> SET PROBLEM: Your task is to copy the listing exactly, with the pictures left out.
======
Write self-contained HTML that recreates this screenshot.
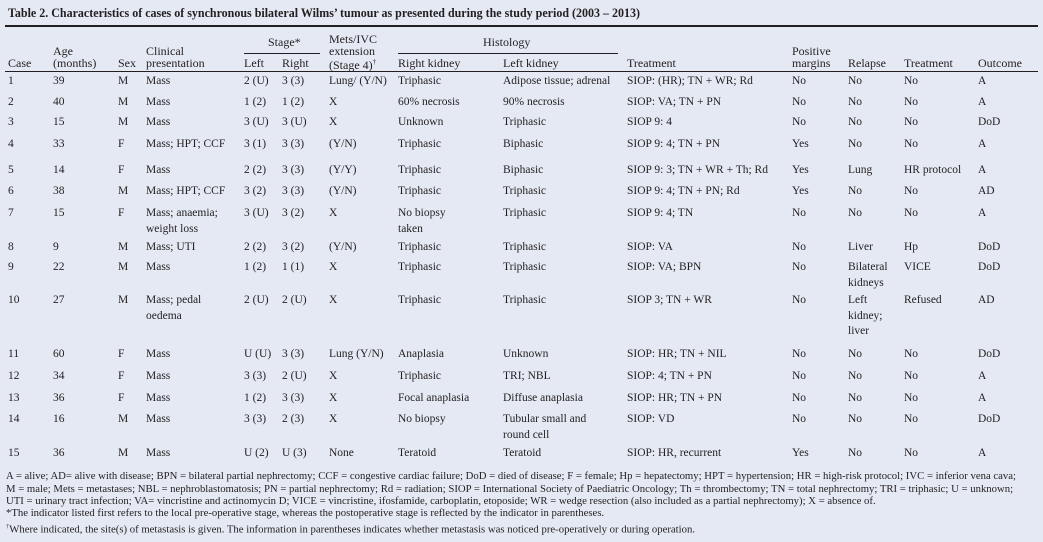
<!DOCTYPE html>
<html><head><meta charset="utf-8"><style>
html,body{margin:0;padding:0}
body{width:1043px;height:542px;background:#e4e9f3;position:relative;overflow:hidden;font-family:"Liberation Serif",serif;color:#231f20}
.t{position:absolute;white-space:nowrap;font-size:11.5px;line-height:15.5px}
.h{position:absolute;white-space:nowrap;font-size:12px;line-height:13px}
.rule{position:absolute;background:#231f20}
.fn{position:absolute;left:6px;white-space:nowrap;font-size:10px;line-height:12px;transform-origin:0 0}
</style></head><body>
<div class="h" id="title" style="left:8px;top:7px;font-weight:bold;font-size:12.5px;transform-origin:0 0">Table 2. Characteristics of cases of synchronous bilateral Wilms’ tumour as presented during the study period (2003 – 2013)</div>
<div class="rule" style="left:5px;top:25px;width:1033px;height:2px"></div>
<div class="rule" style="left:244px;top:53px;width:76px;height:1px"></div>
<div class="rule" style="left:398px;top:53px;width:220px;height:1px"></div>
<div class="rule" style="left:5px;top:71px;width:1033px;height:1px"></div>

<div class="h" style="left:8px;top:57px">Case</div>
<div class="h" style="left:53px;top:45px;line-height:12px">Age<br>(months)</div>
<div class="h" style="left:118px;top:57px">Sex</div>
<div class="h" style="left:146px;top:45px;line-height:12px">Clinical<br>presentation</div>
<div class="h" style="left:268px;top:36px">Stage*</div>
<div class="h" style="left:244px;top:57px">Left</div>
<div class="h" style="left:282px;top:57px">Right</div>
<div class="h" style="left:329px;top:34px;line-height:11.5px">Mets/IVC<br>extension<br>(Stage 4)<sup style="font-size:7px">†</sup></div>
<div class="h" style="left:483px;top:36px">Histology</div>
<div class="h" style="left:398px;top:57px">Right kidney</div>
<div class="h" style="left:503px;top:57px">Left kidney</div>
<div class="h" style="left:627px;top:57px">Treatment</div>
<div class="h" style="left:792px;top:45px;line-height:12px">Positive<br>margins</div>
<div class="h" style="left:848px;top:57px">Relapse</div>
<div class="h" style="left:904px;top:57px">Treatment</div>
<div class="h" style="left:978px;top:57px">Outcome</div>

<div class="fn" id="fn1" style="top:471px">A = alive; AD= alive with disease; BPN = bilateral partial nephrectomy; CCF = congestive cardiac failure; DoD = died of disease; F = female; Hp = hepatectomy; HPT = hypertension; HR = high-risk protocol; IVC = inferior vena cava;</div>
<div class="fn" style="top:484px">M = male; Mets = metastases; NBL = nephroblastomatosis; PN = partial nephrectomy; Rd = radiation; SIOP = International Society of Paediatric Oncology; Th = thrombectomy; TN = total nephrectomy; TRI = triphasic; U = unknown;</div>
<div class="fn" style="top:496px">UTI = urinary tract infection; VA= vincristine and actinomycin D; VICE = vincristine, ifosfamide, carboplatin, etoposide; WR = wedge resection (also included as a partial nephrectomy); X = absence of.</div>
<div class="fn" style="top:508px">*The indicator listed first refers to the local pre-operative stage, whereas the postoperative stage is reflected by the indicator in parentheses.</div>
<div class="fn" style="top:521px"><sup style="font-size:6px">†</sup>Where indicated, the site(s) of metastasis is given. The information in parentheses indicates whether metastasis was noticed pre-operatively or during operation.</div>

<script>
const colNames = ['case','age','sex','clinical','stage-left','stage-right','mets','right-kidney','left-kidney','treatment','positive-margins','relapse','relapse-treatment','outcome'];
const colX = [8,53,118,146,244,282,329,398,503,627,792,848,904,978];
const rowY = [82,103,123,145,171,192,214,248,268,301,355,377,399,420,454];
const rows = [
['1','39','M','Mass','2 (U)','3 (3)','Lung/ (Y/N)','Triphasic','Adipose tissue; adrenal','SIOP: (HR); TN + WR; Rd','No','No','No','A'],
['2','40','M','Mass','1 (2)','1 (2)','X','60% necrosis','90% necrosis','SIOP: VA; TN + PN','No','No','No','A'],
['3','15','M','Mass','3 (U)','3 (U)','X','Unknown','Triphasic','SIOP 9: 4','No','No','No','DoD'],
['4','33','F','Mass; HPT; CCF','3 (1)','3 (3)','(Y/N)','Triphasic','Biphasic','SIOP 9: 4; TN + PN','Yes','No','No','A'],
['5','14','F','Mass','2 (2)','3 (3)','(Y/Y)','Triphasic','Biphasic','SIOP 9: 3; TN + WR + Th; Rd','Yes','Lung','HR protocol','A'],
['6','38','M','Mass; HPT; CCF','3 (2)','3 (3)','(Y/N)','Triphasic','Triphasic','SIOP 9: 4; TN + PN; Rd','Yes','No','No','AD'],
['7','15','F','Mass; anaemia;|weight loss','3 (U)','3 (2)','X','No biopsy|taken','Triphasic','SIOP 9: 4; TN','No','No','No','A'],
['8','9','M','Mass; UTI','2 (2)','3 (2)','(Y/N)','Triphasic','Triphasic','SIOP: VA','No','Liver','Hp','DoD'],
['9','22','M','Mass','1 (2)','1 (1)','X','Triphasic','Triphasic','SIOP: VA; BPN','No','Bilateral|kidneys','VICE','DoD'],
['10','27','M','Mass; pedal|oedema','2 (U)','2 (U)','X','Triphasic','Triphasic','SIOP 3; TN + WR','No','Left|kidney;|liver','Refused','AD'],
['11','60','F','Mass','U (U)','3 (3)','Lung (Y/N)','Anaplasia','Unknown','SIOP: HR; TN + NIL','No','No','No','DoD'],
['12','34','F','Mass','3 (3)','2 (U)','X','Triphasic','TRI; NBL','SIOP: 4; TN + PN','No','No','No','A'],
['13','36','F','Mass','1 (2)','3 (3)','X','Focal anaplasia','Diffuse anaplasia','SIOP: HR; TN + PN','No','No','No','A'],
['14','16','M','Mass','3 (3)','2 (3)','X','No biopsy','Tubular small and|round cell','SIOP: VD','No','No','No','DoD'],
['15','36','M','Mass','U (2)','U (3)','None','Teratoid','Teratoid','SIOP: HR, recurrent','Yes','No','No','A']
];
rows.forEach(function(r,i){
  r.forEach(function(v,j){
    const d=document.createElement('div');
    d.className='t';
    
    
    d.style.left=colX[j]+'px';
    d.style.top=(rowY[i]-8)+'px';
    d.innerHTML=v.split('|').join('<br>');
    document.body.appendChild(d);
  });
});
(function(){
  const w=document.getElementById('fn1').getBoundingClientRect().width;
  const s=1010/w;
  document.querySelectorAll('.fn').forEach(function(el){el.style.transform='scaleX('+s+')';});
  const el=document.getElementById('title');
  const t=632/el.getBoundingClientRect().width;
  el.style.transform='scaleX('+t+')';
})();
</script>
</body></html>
======
> TASK SOLUTION:
Write self-contained HTML that recreates this screenshot.
<!DOCTYPE html>
<html><head><meta charset="utf-8"><style>
html,body{margin:0;padding:0}
body{width:1043px;height:542px;background:#e4e9f3;position:relative;overflow:hidden;font-family:"Liberation Serif",serif;color:#231f20}
.t{position:absolute;white-space:nowrap;font-size:11.5px;line-height:15.5px}
.h{position:absolute;white-space:nowrap;font-size:12px;line-height:13px}
.rule{position:absolute;background:#231f20}
.fn{position:absolute;left:6px;white-space:nowrap;font-size:10px;line-height:12px;transform-origin:0 0}
</style></head><body>
<div class="h" id="title" style="left:8px;top:7px;font-weight:bold;font-size:12.5px;transform-origin:0 0">Table 2. Characteristics of cases of synchronous bilateral Wilms’ tumour as presented during the study period (2003 – 2013)</div>
<div class="rule" style="left:5px;top:25px;width:1033px;height:2px"></div>
<div class="rule" style="left:244px;top:53px;width:76px;height:1px"></div>
<div class="rule" style="left:398px;top:53px;width:220px;height:1px"></div>
<div class="rule" style="left:5px;top:71px;width:1033px;height:1px"></div>

<div class="h" style="left:8px;top:57px">Case</div>
<div class="h" style="left:53px;top:45px;line-height:12px">Age<br>(months)</div>
<div class="h" style="left:118px;top:57px">Sex</div>
<div class="h" style="left:146px;top:45px;line-height:12px">Clinical<br>presentation</div>
<div class="h" style="left:268px;top:36px">Stage*</div>
<div class="h" style="left:244px;top:57px">Left</div>
<div class="h" style="left:282px;top:57px">Right</div>
<div class="h" style="left:329px;top:34px;line-height:11.5px">Mets/IVC<br>extension<br>(Stage 4)<sup style="font-size:7px">†</sup></div>
<div class="h" style="left:483px;top:36px">Histology</div>
<div class="h" style="left:398px;top:57px">Right kidney</div>
<div class="h" style="left:503px;top:57px">Left kidney</div>
<div class="h" style="left:627px;top:57px">Treatment</div>
<div class="h" style="left:792px;top:45px;line-height:12px">Positive<br>margins</div>
<div class="h" style="left:848px;top:57px">Relapse</div>
<div class="h" style="left:904px;top:57px">Treatment</div>
<div class="h" style="left:978px;top:57px">Outcome</div>

<div class="fn" id="fn1" style="top:471px">A = alive; AD= alive with disease; BPN = bilateral partial nephrectomy; CCF = congestive cardiac failure; DoD = died of disease; F = female; Hp = hepatectomy; HPT = hypertension; HR = high-risk protocol; IVC = inferior vena cava;</div>
<div class="fn" style="top:484px">M = male; Mets = metastases; NBL = nephroblastomatosis; PN = partial nephrectomy; Rd = radiation; SIOP = International Society of Paediatric Oncology; Th = thrombectomy; TN = total nephrectomy; TRI = triphasic; U = unknown;</div>
<div class="fn" style="top:496px">UTI = urinary tract infection; VA= vincristine and actinomycin D; VICE = vincristine, ifosfamide, carboplatin, etoposide; WR = wedge resection (also included as a partial nephrectomy); X = absence of.</div>
<div class="fn" style="top:508px">*The indicator listed first refers to the local pre-operative stage, whereas the postoperative stage is reflected by the indicator in parentheses.</div>
<div class="fn" style="top:521px"><sup style="font-size:6px">†</sup>Where indicated, the site(s) of metastasis is given. The information in parentheses indicates whether metastasis was noticed pre-operatively or during operation.</div>

<script>
const colNames = ['case','age','sex','clinical','stage-left','stage-right','mets','right-kidney','left-kidney','treatment','positive-margins','relapse','relapse-treatment','outcome'];
const colX = [8,53,118,146,244,282,329,398,503,627,792,848,904,978];
const rowY = [82,103,123,145,171,192,214,248,268,301,355,377,399,420,454];
const rows = [
['1','39','M','Mass','2 (U)','3 (3)','Lung/ (Y/N)','Triphasic','Adipose tissue; adrenal','SIOP: (HR); TN + WR; Rd','No','No','No','A'],
['2','40','M','Mass','1 (2)','1 (2)','X','60% necrosis','90% necrosis','SIOP: VA; TN + PN','No','No','No','A'],
['3','15','M','Mass','3 (U)','3 (U)','X','Unknown','Triphasic','SIOP 9: 4','No','No','No','DoD'],
['4','33','F','Mass; HPT; CCF','3 (1)','3 (3)','(Y/N)','Triphasic','Biphasic','SIOP 9: 4; TN + PN','Yes','No','No','A'],
['5','14','F','Mass','2 (2)','3 (3)','(Y/Y)','Triphasic','Biphasic','SIOP 9: 3; TN + WR + Th; Rd','Yes','Lung','HR protocol','A'],
['6','38','M','Mass; HPT; CCF','3 (2)','3 (3)','(Y/N)','Triphasic','Triphasic','SIOP 9: 4; TN + PN; Rd','Yes','No','No','AD'],
['7','15','F','Mass; anaemia;|weight loss','3 (U)','3 (2)','X','No biopsy|taken','Triphasic','SIOP 9: 4; TN','No','No','No','A'],
['8','9','M','Mass; UTI','2 (2)','3 (2)','(Y/N)','Triphasic','Triphasic','SIOP: VA','No','Liver','Hp','DoD'],
['9','22','M','Mass','1 (2)','1 (1)','X','Triphasic','Triphasic','SIOP: VA; BPN','No','Bilateral|kidneys','VICE','DoD'],
['10','27','M','Mass; pedal|oedema','2 (U)','2 (U)','X','Triphasic','Triphasic','SIOP 3; TN + WR','No','Left|kidney;|liver','Refused','AD'],
['11','60','F','Mass','U (U)','3 (3)','Lung (Y/N)','Anaplasia','Unknown','SIOP: HR; TN + NIL','No','No','No','DoD'],
['12','34','F','Mass','3 (3)','2 (U)','X','Triphasic','TRI; NBL','SIOP: 4; TN + PN','No','No','No','A'],
['13','36','F','Mass','1 (2)','3 (3)','X','Focal anaplasia','Diffuse anaplasia','SIOP: HR; TN + PN','No','No','No','A'],
['14','16','M','Mass','3 (3)','2 (3)','X','No biopsy','Tubular small and|round cell','SIOP: VD','No','No','No','DoD'],
['15','36','M','Mass','U (2)','U (3)','None','Teratoid','Teratoid','SIOP: HR, recurrent','Yes','No','No','A']
];
rows.forEach(function(r,i){
  r.forEach(function(v,j){
    const d=document.createElement('div');
    d.className='t';
    
    
    d.style.left=colX[j]+'px';
    d.style.top=(rowY[i]-8)+'px';
    d.innerHTML=v.split('|').join('<br>');
    document.body.appendChild(d);
  });
});
(function(){
  const w=document.getElementById('fn1').getBoundingClientRect().width;
  const s=1010/w;
  document.querySelectorAll('.fn').forEach(function(el){el.style.transform='scaleX('+s+')';});
  const el=document.getElementById('title');
  const t=632/el.getBoundingClientRect().width;
  el.style.transform='scaleX('+t+')';
})();
</script>
</body></html>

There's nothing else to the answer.